(8 of 14)
There is for many young girls another, less tangible factor in the sequence of events leading to parenthood: a sense of fatalism, passivity and, in some cases, even a certain pleasure at the prospect of motherhood. Such attitudes are especially prevalent among the poor. Take Zuleyma, 16, of Los Angeles, who gave birth last May: "I thought I might want to have a baby," she says. "I was thinking more in the future, but things happen." Or Derdra Jones of Chicago, who gave birth at 15: "Part of me wanted to get pregnant," she confesses. "I liked the boy a lot, and he used to say he wanted a baby." Or Marquel, 17, of Hawthorne, Calif.: "I had birth control pills in my drawer. I just didn't take them," she says. "My life was getting boring. I wanted a baby."
For young girls trapped in poverty, life offers few opportunities apart from getting pregnant. High school may seem pointless. Even graduation is little guarantee of a job. Their lives are circumscribed in every sense. Says Social Worker Lisa Rost, who counsels such youngsters at Project Hope in Chicago: "Some of these kids have never seen Lake Michigan." Pregnancy becomes one of the few accessible means of fulfillment. "Nobody gets more attention than a little girl who's pregnant," observes Bishop Earl Paulk of Chapel Hill Harvester Church, a Protestant church in Atlanta that sponsors a program for pregnant teens. "It feels good to be the center of things."
Youngsters who get pregnant often have a history of feeling deprived and neglected. Many have been abused or raped. "Their getting pregnant has nothing to do with sex," observes Pat Berg, director of a Chicago program for homeless youth. "It's attempting in a perverse sense to get some security and nurturing needs met . . . It's like when kids get puppies." Finally, there is little social pressure to persuade them to postpone childbearing, notes Joy Dryfoos, who has conducted research for the Rockefeller Foundation.

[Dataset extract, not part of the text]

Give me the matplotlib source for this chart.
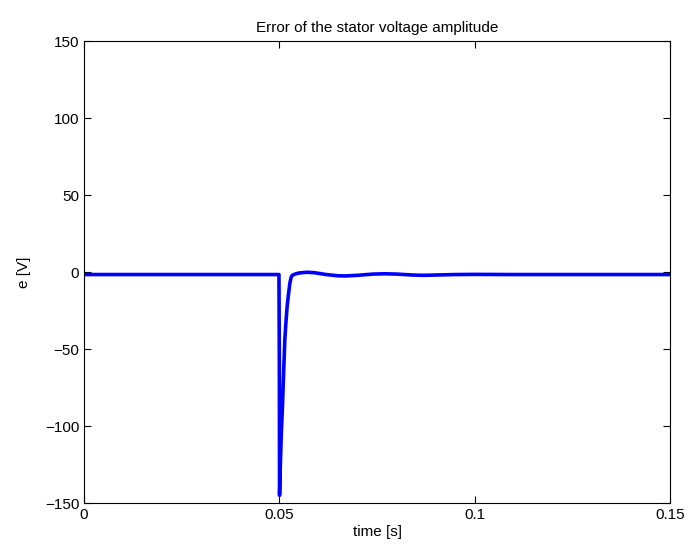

Middle-class girls tend not to have babies, she says, "because Mother would kill them if they did." For the lower socioeconomic groups, she says, "it's the big shoulder shrug. They don't get abortions. They don't use contraception. It's just not that important; they don't have a sense of the future."
No wonder teenage pregnancies have reached epidemic proportions in some ghetto areas. According to Guttmacher statistics, black American teenagers have the highest fertility rate of any teenage population group in the entire world. (Israeli Arabs come in a distant second.) One in four black babies in the U.S. is born to a teen mother, most of them unwed. "In the black community, the phenomenon of teen marriage is almost gone," observes Mark Testa of NORC. "Eventually these girls get married, but it might be years later and not to the father of the child." Young black women under age 24 are facing "a shrinking pool of marriageable--that is, economically stable--young men," explains Sociologist William Julius Wilson of the University of Chicago, who coauthored a 1985 study titled Poverty and Family Structure. The reasons he cites for the dearth of eligible candidates: unemployment, incarceration and an appalling rate of murder, the leading cause of death of black males age 15 to 44.